Des lois civiles qui sont contraires à la loi naturelle.


Si un esclave, dit Platon[1], se défend & tue un homme libre, il doit être traité comme un parricide. Voilà une loi civile qui punit la défense naturelle.

La loi qui, sous Henri VIII, condamnoit un homme sans que les témoins lui eussent été confrontés, étoit contraire à la défense naturelle : en effet, pour qu’on puisse condamner, il faut bien que les témoins sachent que l’homme contre qui ils déposent, est celui que l’on accuse, & que celui-ci puisse dire, ce n’est pas moi dont vous parlez.

La loi passée sous le même regne, qui condamnoit toute fille qui, ayant eu un mauvais commerce avec quelqu’un, ne le déclareroit point au roi, avant de l’épouser, violoit la défense de la pudeur naturelle : il est aussi déraisonnable d’exiger d’une fille qu’elle fasse cette déclaration, que de demander d’un homme qu’il ne cherche pas à défendre sa vie.

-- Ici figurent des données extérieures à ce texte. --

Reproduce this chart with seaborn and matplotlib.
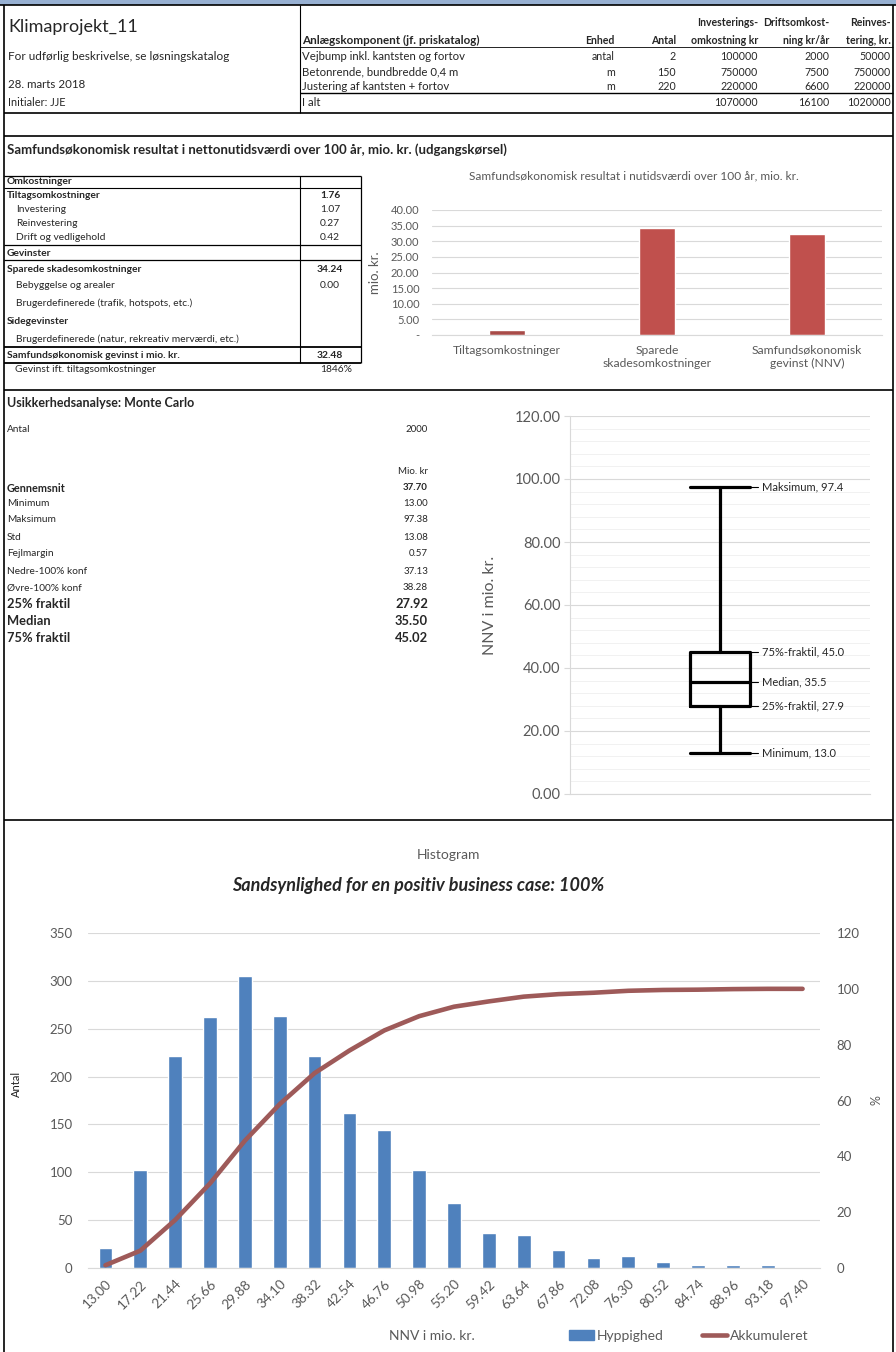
import numpy as np
import matplotlib
matplotlib.use('Agg')
import matplotlib.pyplot as plt
import seaborn as sns
from matplotlib.patches import Rectangle, Patch
from matplotlib.lines import Line2D
from matplotlib.ticker import MultipleLocator, FuncFormatter

# ---- data ----
komponenter = ['Vejbump inkl. kantsten og fortov', 'Betonrende, bundbredde 0,4 m',
               'Justering af kantsten + fortov']
enheder = ['antal', 'm', 'm']
antal = [2, 150, 220]
invest_kr = [100000, 750000, 220000]
drift_kr = [2000, 7500, 6600]
reinvest_kr = [50000, 750000, 220000]

omk_labels = ['Omkostninger', 'Tiltagsomkostninger', 'Investering', 'Reinvestering',
              'Drift og vedligehold', 'Gevinster', 'Sparede skadesomkostninger',
              'Bebyggelse og arealer', 'Brugerdefinerede (trafik, hotspots, etc.)',
              'Sidegevinster', 'Brugerdefinerede (natur, rekreativ merværdi, etc.)',
              'Samfundsøkonomisk gevinst i mio. kr.', 'Gevinst ift. tiltagsomkostninger']
omk_values = ['', '1.76', '1.07', '0.27', '0.42', '', '34.24', '0.00', '', '', '',
              '32.48', '1846%']

resultat_kategorier = ['Tiltagsomkostninger', 'Sparede\nskadesomkostninger',
                       'Samfundsøkonomisk\ngevinst (NNV)']
resultat_vaerdier = [1.76, 34.24, 32.48]

mc_antal = 2000
mc_labels = ['Gennemsnit', 'Minimum', 'Maksimum', 'Std', 'Fejlmargin', 'Nedre-100% konf',
             'Øvre-100% konf', '25% fraktil', 'Median', '75% fraktil']
mc_values = [37.70, 13.00, 97.38, 13.08, 0.57, 37.13, 38.28, 27.92, 35.50, 45.02]

box_navne = ['Maksimum', '75%-fraktil', 'Median', '25%-fraktil', 'Minimum']
box_vaerdier = [97.38, 45.02, 35.50, 27.92, 13.00]

hist_bins = ['13.00', '17.22', '21.44', '25.66', '29.88', '34.10', '38.32', '42.54',
             '46.76', '50.98', '55.20', '59.42', '63.64', '67.86', '72.08', '76.30',
             '80.52', '84.74', '88.96', '93.18', '97.40']
hist_antal = [21, 102, 221, 262, 305, 263, 222, 162, 144, 102, 68, 37, 34, 19, 10, 13,
              6, 3, 3, 3, 0]
hist_akk = [1.0, 6.2, 17.2, 30.3, 45.6, 58.7, 69.8, 77.9, 85.1, 90.2, 93.6, 95.5, 97.2,
            98.1, 98.6, 99.3, 99.6, 99.7, 99.9, 100.0, 100.0]

# ---- style ----
sns.set_style('white')
plt.rcParams['font.family'] = ['Lato', 'DejaVu Sans']
GRAY = '#595959'
GRID = '#D9D9D9'
BLUE = '#4F81BD'
RED = '#C0504D'
BROWN = '#9E5A59'

W, H = 896, 1352
fig = plt.figure(figsize=(W / 100, H / 100), dpi=100)


def px_axes(x0, y0, x1, y1):
    return fig.add_axes([x0 / W, 1 - y1 / H, (x1 - x0) / W, (y1 - y0) / H])


bg = fig.add_axes([0, 0, 1, 1])
bg.set_xlim(0, W)
bg.set_ylim(H, 0)
bg.axis('off')


def txt(x, y, s, size=7, weight='normal', ha='left', **kw):
    bg.text(x, y, s, fontsize=size, fontweight=weight, ha=ha, va='center', **kw)


def hline(y, x0, x1, lw=0.8):
    bg.plot([x0, x1], [y, y], color='black', lw=lw, solid_capstyle='butt')


def vline(x, y0, y1, lw=0.8):
    bg.plot([x, x], [y0, y1], color='black', lw=lw, solid_capstyle='butt')


# frame / section lines
bg.add_patch(Rectangle((0, 0), W, 5, color='#97B0D2', lw=0))
hline(5, 0, W, 1.2)
vline(4, 5, H, 1.2)
vline(893, 5, H, 1.2)
vline(300, 5, 113)
hline(47, 300, 893, 0.6)
hline(93, 300, 893, 1.0)
hline(113, 4, 893, 1.2)
hline(136, 4, 893, 1.2)
hline(390, 4, 893, 1.2)
hline(820, 4, 893, 1.2)

# ---- top block ----
txt(8, 27, 'Klimaprojekt_11', size=13)
txt(8, 56, 'For udførlig beskrivelse, se løsningskatalog', size=8.5)
txt(8, 84, '28. marts 2018', size=8.3)
txt(8, 102, 'Initialer: JJE', size=7.9)

col_x = [615, 676, 758, 829, 891]
txt(302, 40, 'Anlægskomponent (jf. priskatalog)', size=8.4, weight='bold')
for x, top, bottom in zip(col_x, ['', '', 'Investerings-', 'Driftsomkost-', 'Reinves-'],
                          ['Enhed', 'Antal', 'omkostning kr', 'ning kr/år', 'tering, kr.']):
    txt(x, 23, top, size=7.6, weight='bold', ha='right')
    txt(x, 40, bottom, size=7.6, weight='bold', ha='right')

row_y = [56, 72, 87]
for y, k, e, a, i, d, r in zip(row_y, komponenter, enheder, antal, invest_kr, drift_kr,
                               reinvest_kr):
    txt(302, y, k, size=8.2)
    for x, v in zip(col_x, [e, a, i, d, r]):
        txt(x, y, str(v), size=7.7, ha='right')
txt(302, 102, 'I alt', size=8.2)
for x, v in zip(col_x[2:], [sum(invest_kr), sum(drift_kr), sum(reinvest_kr)]):
    txt(x, 102, str(v), size=7.7, ha='right')

# ---- section 2: cost table ----
txt(7, 150, 'Samfundsøkonomisk resultat i nettonutidsværdi over 100 år, mio. kr. (udgangskørsel)',
    size=9.5, weight='bold')
omk_y = [182, 195, 210, 223, 237, 253, 270, 286, 303, 321, 339, 355, 369]
omk_bold = [True, True, False, False, False, True, True, False, False, True, False, True, False]
omk_indent = [7, 7, 16, 16, 16, 7, 7, 16, 16, 7, 16, 7, 15]
for y, lab, val, b, ix in zip(omk_y, omk_labels, omk_values, omk_bold, omk_indent):
    txt(ix, y, lab, size=7.4, weight='bold' if b else 'normal')
    txt(336 if val.endswith('%') else 330, y, val, size=7.4, weight='bold' if b else 'normal',
        ha='center')
for y, lw in [(176, 0.9), (188, 0.8), (245, 0.9), (260, 0.9), (347, 1.3), (363, 1.3)]:
    hline(y, 4, 361, lw)
vline(300, 176, 363)
vline(361, 176, 363, 0.9)

# bar chart
txt(634, 176, 'Samfundsøkonomisk resultat i nutidsværdi over 100 år, mio. kr.', size=8.6,
    ha='center', color=GRAY)
ax1 = px_axes(432, 210, 882, 335)
sns.barplot(x=resultat_kategorier, y=resultat_vaerdier, hue=resultat_kategorier,
            palette=['#A84B48', RED, RED], width=0.245, saturation=1, legend=False, ax=ax1)
ax1.set_ylim(0, 40)
ax1.yaxis.set_major_locator(MultipleLocator(5))
ax1.yaxis.set_major_formatter(FuncFormatter(lambda v, p: '-' if v == 0 else f'{v:.2f}'))
ax1.grid(axis='y', color=GRID, lw=0.8)
ax1.set_axisbelow(True)
for s in ['top', 'right', 'left']:
    ax1.spines[s].set_visible(False)
ax1.spines['bottom'].set_color(GRID)
ax1.tick_params(length=0, colors=GRAY, labelsize=8)
ax1.tick_params(axis='x', labelsize=8.7, pad=7)
ax1.tick_params(axis='y', pad=9)
ax1.set_xlabel('')
ax1.set_ylabel('mio. kr.', fontsize=9.5, color=GRAY)
ax1.yaxis.set_label_coords((381 - 432) / 450, 0.5)

# ---- section 3: Monte Carlo ----
txt(7, 403, 'Usikkerhedsanalyse: Monte Carlo', size=9, weight='bold')
txt(7, 430, 'Antal', size=7.2)
txt(428, 430, str(mc_antal), size=7, ha='right')
txt(428, 471, 'Mio. kr', size=7, ha='right')
mc_y = [488, 503, 520, 537, 554, 571, 588, 604, 621, 638]
for i, (y, lab, val) in enumerate(zip(mc_y, mc_labels, mc_values)):
    big = i >= 7
    w = 'bold' if (i == 0 or big) else 'normal'
    s = 9.3 if big else (7.8 if i == 0 else 7.3)
    txt(7, y, lab, size=s, weight=w)
    txt(428, y, f'{val:.2f}', size=s if big else 7, weight=w, ha='right')

ax2 = px_axes(570, 416, 870, 794)
stats = [dict(med=box_vaerdier[2], q1=box_vaerdier[3], q3=box_vaerdier[1],
              whislo=box_vaerdier[4], whishi=box_vaerdier[0])]
lp = dict(color='black', lw=2.3)
ax2.bxp(stats, positions=[0.5], widths=0.197, capwidths=0.197, showfliers=False,
        boxprops=lp, whiskerprops=lp, capprops=lp, medianprops=lp)
for name, v in zip(box_navne, box_vaerdier):
    ax2.plot([0.603, 0.627], [v, v], color='black', lw=0.8)
    ax2.text(0.64, v, f'{name}, {v:.1f}', va='center', fontsize=8)
ax2.set_xlim(0, 1)
ax2.set_ylim(0, 120)
ax2.set_xticks([])
ax2.yaxis.set_major_locator(MultipleLocator(20))
ax2.yaxis.set_minor_locator(MultipleLocator(4))
ax2.yaxis.set_major_formatter(FuncFormatter(lambda v, p: f'{v:.2f}'))
ax2.grid(axis='y', which='major', color=GRID, lw=0.8)
ax2.grid(axis='y', which='minor', color='#EFEFEF', lw=0.6)
ax2.set_axisbelow(True)
for s in ['top', 'right']:
    ax2.spines[s].set_visible(False)
ax2.spines['left'].set_color(GRID)
ax2.spines['bottom'].set_color(GRID)
ax2.tick_params(axis='y', which='major', length=4, color=GRID, labelsize=10.5,
                labelcolor=GRAY, pad=3, left=True)
ax2.tick_params(axis='y', which='minor', length=0)
ax2.set_ylabel('NNV i mio. kr.', fontsize=11.5, color=GRAY)
ax2.yaxis.set_label_coords((497 - 570) / 300, 0.5)

# ---- section 4: histogram ----
txt(448, 855, 'Histogram', size=10, ha='center', color=GRAY)
txt(418, 885, 'Sandsynlighed for en positiv business case: 100%', size=13,
    weight='bold', ha='center', style='italic')

ax3 = px_axes(88, 933, 820, 1268)
sns.barplot(x=hist_bins, y=hist_antal, color=BLUE, width=0.39, saturation=1, ax=ax3)
ax3.set_ylim(0, 350)
ax3.yaxis.set_major_locator(MultipleLocator(50))
ax3.grid(axis='y', color=GRID, lw=0.8)
ax3.set_axisbelow(True)
ax4 = ax3.twinx()
sns.lineplot(x=np.arange(len(hist_bins)), y=hist_akk, color=BROWN, lw=3.3, ax=ax4,
             solid_capstyle='round', solid_joinstyle='round')
ax4.set_ylim(0, 120)
ax4.yaxis.set_major_locator(MultipleLocator(20))
ax3.set_xlim(-0.5, len(hist_bins) - 0.5)
ax3.set_xticks(range(len(hist_bins)))
ax3.set_xticklabels(hist_bins, rotation=45, ha='right', rotation_mode='anchor')
for a in (ax3, ax4):
    for s in ['top', 'right', 'left', 'bottom']:
        a.spines[s].set_visible(False)
ax3.spines['bottom'].set_visible(True)
ax3.spines['bottom'].set_color(GRID)
ax3.tick_params(axis='x', length=0, labelsize=9.8, labelcolor=GRAY, pad=7)
ax3.tick_params(axis='y', length=0, labelsize=9.5, labelcolor=GRAY, pad=11)
ax4.tick_params(axis='y', length=0, labelsize=9.5, labelcolor=GRAY, pad=12)
ax3.set_xlabel('')
ax3.set_ylabel('Antal', fontsize=8, color='#222222')
ax3.yaxis.set_label_coords((22 - 88) / 732, 0.55)
ax4.set_ylabel('%', fontsize=9, color=GRAY, rotation=90)
ax4.yaxis.set_label_coords((870 - 88) / 732, 0.5)

txt(432, 1336, 'NNV i mio. kr.', size=10, ha='center', color=GRAY)
handles = [Patch(color=BLUE), Line2D([0], [0], color=BROWN, lw=3.3)]
fig.legend(handles, ['Hyppighed', 'Akkumuleret'], loc='center left',
           bbox_to_anchor=(556 / W, 1 - 1336 / H), ncol=2, frameon=False, fontsize=10,
           handlelength=1.8, handletextpad=0.2, columnspacing=2.8, labelcolor=GRAY)

fig.savefig('out.png', dpi=100)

La loi de Henri II, qui condamne à mort une fille dont l’enfant a péri, en cas qu’elle n’ait point déclaré au magistrat sa grossesse, n’est pas moins contraire à la défense naturelle. Il suffisoit de l’obliger d’en instruire une de ses plus proches parentes, qui veillât à la conservation de l’enfant.

Quel autre aveu pourroit-elle faire, dans ce supplice de la pudeur naturelle ? L’éducation a augmenté en elle l’idée de la conservation de cette pudeur ; & à peine dans ces momens est-il resté en elle une idée de la perte de la vie.

On a beaucoup parlé d’une loi d’Angleterre[2], qui permettoit à une fille de sept ans de se choisir un mari. Cette loi étoit révoltante de deux manieres : elle n’avoit aucun égard au temps de la maturité que la nature a donné à l’esprit, ni au temps de la maturité qu’elle a donné au corps.

Un pere pouvoit, chez les Romains, obliger sa fille à répudier[3] son mari, quoiqu’il eût lui-même consenti au mariage. Mais il est contre la nature que le divorce soit mis entre les mains d’un tiers.

Si le divorce est conforme à la nature, il ne l’est que lorsque les deux parties, ou au moins une d’elles, y consentent ; & lorsque ni l’une ni l’autre n’y consentent, c’est un monstre que le divorce. Enfin la faculté du divorce ne peut être donnée qu’à ceux qui ont les incommodités du mariage, & qui sentent le moment où ils ont intérêt de les faire cesser.


  1. Liv. IX, des lois.
  2. M. Bayle, dans sa critique de l’histoire du Calvinisme, parle de cette loi, p. 293.
  3. Voyez la loi V, au code de repudiis & judicio de moribus sublato.